Heidegger varlık meselesinin tarih boyunca felsefede çokça ele alındığını, ancak varlığın kendisine dair sorunun hep ihmal edildiğini, kendiliğinden anlaşılır bir kavram olarak ele alındığını, tanımlanamaz kabul edildiğini söyler.

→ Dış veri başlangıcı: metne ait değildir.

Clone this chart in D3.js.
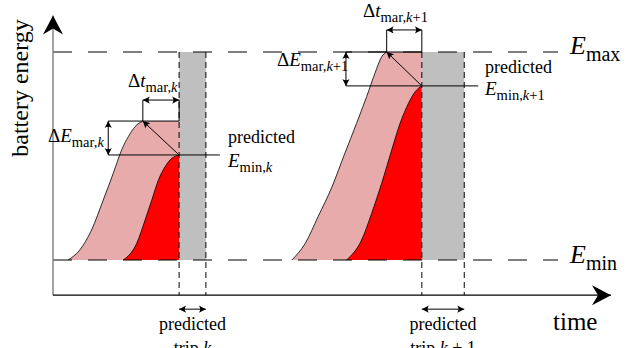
<!DOCTYPE html>
<html>
<head>
<meta charset="utf-8">
<script src="https://cdn.jsdelivr.net/npm/d3@7"></script>
<style>
  body { margin: 0; background: #fff; }
  svg { display: block; }
  text { font-family: "Liberation Serif", "Times New Roman", serif; fill: #000; }
</style>
</head>
<body>
<script>
var width = 626, height = 348;

// time in arbitrary units (0..100), energy in % between Emin (0) and Emax (100)
var tripStart = [22.6, 66.1];
var tripEnd = [27.4, 73.7];
var tripNames = ["k", "k + 1"];

// upper (pink) charging curves
var outerT = [
    [2.7, 4.8, 6.9, 9.0, 10.8, 12.3, 13.5, 14.7, 16.1],
    [42.8, 45.2, 47.5, 50.0, 52.3, 54.4, 56.2, 57.7, 58.9, 59.8]
];
var outerE = [
    [0, 4.8, 14.4, 28.8, 41.7, 52.9, 59.3, 64.1, 66.8],
    [0, 8.0, 20.8, 35.2, 51.3, 65.7, 78.5, 89.8, 97.7, 100]
];
// lower (red) charging curves
var innerT = [
    [12.6, 15.0, 16.5, 17.7, 18.9, 20.1, 21.3, 22.6],
    [52.6, 55.3, 57.1, 58.9, 60.7, 62.2, 63.7, 64.9, 66.1]
];
var innerE = [
    [0, 8.0, 19.2, 28.8, 38.5, 44.9, 48.9, 50.5],
    [0, 9.6, 22.4, 36.9, 52.9, 65.7, 75.3, 80.9, 83.7]
];
// annotation positions
var deltaEX = [9.9, 52.5];       // x of the ΔE arrow
var eminLineEnd = [29.9, 76.2];  // end of the predicted Emin line
var deltaTE = [76.9, 110.6];     // height of the Δt arrow

var pink = "#e8abab", red = "#ff0000", grey = "#bfbfbf";

var x = d3.scaleLinear().domain([0, 100]).range([53, 611]);
var y = d3.scaleLinear().domain([0, 100]).range([260, 52]);
var axisE = -16.9, topE = 117.5, lineEndT = 90.5;

var svg = d3.select("body").append("svg")
    .attr("width", width).attr("height", height);

var defs = svg.append("defs");
defs.append("marker").attr("id", "big")
    .attr("markerUnits", "userSpaceOnUse")
    .attr("viewBox", "-20 -11 21 22").attr("refX", 0).attr("refY", 0)
    .attr("markerWidth", 21).attr("markerHeight", 22)
    .attr("orient", "auto")
    .append("path").attr("d", "M0,0 L-19,-10 L-13,0 L-19,10 Z").attr("fill", "#000");
defs.append("marker").attr("id", "small")
    .attr("markerUnits", "userSpaceOnUse")
    .attr("viewBox", "-8 -4 9 8").attr("refX", 0).attr("refY", 0)
    .attr("markerWidth", 9).attr("markerHeight", 8)
    .attr("orient", "auto-start-reverse")
    .append("path").attr("d", "M0,0 L-7,-3.6 Q-4.5,0 -7,3.6 Z").attr("fill", "#000");

var area = d3.area().curve(d3.curveMonotoneX)
    .x(function (d) { return x(d[0]); })
    .y0(y(0))
    .y1(function (d) { return y(d[1]); });
var line = d3.line().curve(d3.curveMonotoneX)
    .x(function (d) { return x(d[0]); })
    .y(function (d) { return y(d[1]); });

function seg(x1, y1, x2, y2, opts) {
    var l = svg.append("line")
        .attr("x1", x1).attr("y1", y1).attr("x2", x2).attr("y2", y2)
        .attr("stroke", opts.color || "#000")
        .attr("stroke-width", opts.w || 1);
    if (opts.dash) l.attr("stroke-dasharray", opts.dash);
    if (opts.start) l.attr("marker-start", "url(#" + opts.start + ")");
    if (opts.end) l.attr("marker-end", "url(#" + opts.end + ")");
    return l;
}

// math-like label: parts are [text, italic, subscript]
function label(px, py, size, subSize, parts, anchor) {
    var t = svg.append("text").attr("x", px).attr("y", py)
        .attr("font-size", size);
    if (anchor) t.attr("text-anchor", anchor);
    var inSub = false;
    parts.forEach(function (p) {
        var s = t.append("tspan").text(p[0]);
        if (p[1]) s.attr("font-style", "italic");
        if (p[2]) {
            s.attr("font-size", subSize);
            if (!inSub) s.attr("dy", size * 0.26);
        } else if (inSub) {
            s.attr("dy", -size * 0.26);
        }
        inSub = !!p[2];
    });
    return t;
}

// filled regions
tripStart.forEach(function (ts, i) {
    var outer = outerT[i].map(function (t, j) { return [t, outerE[i][j]]; });
    var peak = outer[outer.length - 1];
    var pinkPts = outer.concat([[ts, peak[1]]]);
    svg.append("path").attr("d", area(pinkPts)).attr("fill", pink);

    var inner = innerT[i].map(function (t, j) { return [t, innerE[i][j]]; });
    svg.append("path").attr("d", area(inner)).attr("fill", red);

    svg.append("rect")
        .attr("x", x(ts)).attr("y", y(100))
        .attr("width", x(tripEnd[i]) - x(ts)).attr("height", y(0) - y(100))
        .attr("fill", grey);

    svg.append("path").attr("d", line(outer)).attr("fill", "none")
        .attr("stroke", "#000").attr("stroke-width", 0.8);
    svg.append("path").attr("d", line(inner)).attr("fill", "none")
        .attr("stroke", "#000").attr("stroke-width", 0.8);
});

// Emax / Emin dashed levels
[0, 100].forEach(function (e) {
    seg(x(0), y(e), x(lineEndT), y(e), {dash: "19,16", w: 1});
});

// trip boundaries and annotations
tripStart.forEach(function (ts, i) {
    var peakT = outerT[i][outerT[i].length - 1];
    var peakE = outerE[i][outerE[i].length - 1];
    var eminE = innerE[i][innerE[i].length - 1];

    seg(x(ts), y(100), x(ts), y(axisE), {dash: "6,4"});
    seg(x(tripEnd[i]), y(100), x(tripEnd[i]), y(axisE), {dash: "6,4"});

    // top level line and predicted Emin line
    seg(x(deltaEX[i]), y(peakE), x(ts), y(peakE), {});
    seg(x(deltaEX[i]), y(eminE), x(eminLineEnd[i]), y(eminE), {});
    // ΔE arrow
    seg(x(deltaEX[i]), y(peakE), x(deltaEX[i]), y(eminE), {start: "small", end: "small"});
    // Δt ticks and arrow
    seg(x(peakT), y(peakE), x(peakT), y(deltaTE[i]), {});
    seg(x(ts), y(peakE), x(ts), y(deltaTE[i]), {});
    seg(x(peakT), y(deltaTE[i]), x(ts), y(deltaTE[i]), {start: "small", end: "small"});
    // diagonal arrow
    seg(x(ts), y(eminE), x(peakT), y(peakE), {end: "small"});

    // trip duration arrow below axis
    seg(x(ts), y(axisE) + 14, x(tripEnd[i]), y(axisE) + 14, {start: "small", end: "small"});
    var cx = (x(ts) + x(tripEnd[i])) / 2;
    svg.append("text").attr("x", cx).attr("y", 330).attr("font-size", 18)
        .attr("text-anchor", "middle").text("predicted");
    var tt = svg.append("text").attr("x", cx).attr("y", 354).attr("font-size", 18)
        .attr("text-anchor", "middle");
    tt.append("tspan").text("trip ");
    tt.append("tspan").attr("font-style", "italic").text(tripNames[i].charAt(0));
    tt.append("tspan").text(tripNames[i].slice(1));
});

// axes
seg(x(0), y(axisE), x(0), y(topE), {color: "#7f7f7f", w: 1.4, end: "big"});
seg(x(0), y(axisE), x(100), y(axisE), {w: 1.3, end: "big"});

// axis titles
svg.append("text").attr("transform", "translate(28,88) rotate(-90)")
    .attr("text-anchor", "middle").attr("font-size", 24).text("battery energy");
svg.append("text").attr("x", 553).attr("y", 330).attr("font-size", 25).text("time");

// level labels
label(570, y(100) + 2, 26, 20, [["E", true], ["max", false, true]]);
label(570, y(0) + 3, 26, 20, [["E", true], ["min", false, true]]);

// trip k annotations
label(128, 87, 19, 14.5, [["Δ"], ["t", true], ["mar,", false, true], ["k", true, true]]);
label(48, 142, 19, 14.5, [["Δ"], ["E", true], ["mar,", false, true], ["k", true, true]]);
svg.append("text").attr("x", 228).attr("y", 143).attr("font-size", 18).text("predicted");
label(228, 167, 19, 14.5, [["E", true], ["min,", false, true], ["k", true, true]]);

// trip k+1 annotations
label(363, 17, 19, 14.5, [["Δ"], ["t", true], ["mar,", false, true], ["k", true, true], ["+1", false, true]]);
label(277, 66, 19, 14.5, [["Δ"], ["E", true], ["mar,", false, true], ["k", true, true], ["+1", false, true]]);
svg.append("text").attr("x", 485).attr("y", 73).attr("font-size", 18).text("predicted");
label(485, 95, 19, 14.5, [["E", true], ["min,", false, true], ["k", true, true], ["+1", false, true]]);
</script>
</body>
</html>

Varlığın en tümel, eşsiz, tanımlanamaz kavram olarak kendisinden hareketle anlaşılamayacağını kabul eden Heidegger anlama yolu olarak ona en benzer/yakın olan insan varoluşunu (dasein) gösterir. Dasein (insan varoluşu) üzerinden varlık sorusuna cevap verilebileceğini iddia eder. İşte Varlık ve Zaman, bu yüzden baştan sona bir dasein analizidir.
Dasein’ın, diğer tüm var olanlardan neden/nasıl farklı olduğunu uzun uzun anlatır. Diğer yandan da dasein’ı dasein yapanın içinde bulunduğu koşullar ile varlığın bizatihi kendisi olduğunu ifade eder. Hem bir ayrışmadan hem de birlikten söz eder.
Tabii Heidegger, eserinde bunları bu basitlikte ifade etmiyor. Bu nedenle, eserini okuyanlar, onun düşüncelerini vulgarize ettiğim için beni eleştirebilirler.
Heidegger’in tamamen kendine has kavramlaştırmaları var. Ve bu kavramsallaştırmalar nedeniyle okunması çok zor bir metin. Bugüne kadar okuduğum en zor metin olduğunu söyleyebilirim. Kitapta anlatılanın genel olarak anlaşılmasında zorluk çekilmeyecektir. Ancak yazarın düşüncelerine tam anlamıyla nüfuz edebilmek için özel bir çaba gerekiyor. Aksi halde yüzeysel bir okumayla yetinmek durumundasınız.
Neyse ki eserin Türkçe çevirisini yapmış olan Kaan H. Ökten, okuyucunun ihtiyacı olan o özel çabayı özenle göstermiş, bir okuma rehberi hazırlamış. Varlık ve Zaman’ı okumayı planlayanların bu rehberi de yanlarında bulundurmaları, zaman kazanmak bakımından çok faydalı olacaktır. Yoksa Heidegger’i anlayabilmek için kendiniz sıfırdan bir rehber oluşturmak zorunda kalacaksınız.
Her iki kitabı hediye edip gönderen (ve aslında birkaç yıl sonra okumayı planladığım kitapları, bu hediyesi/dolaylı baskısı ile zorla okutan) Emrah’a teşekkürler.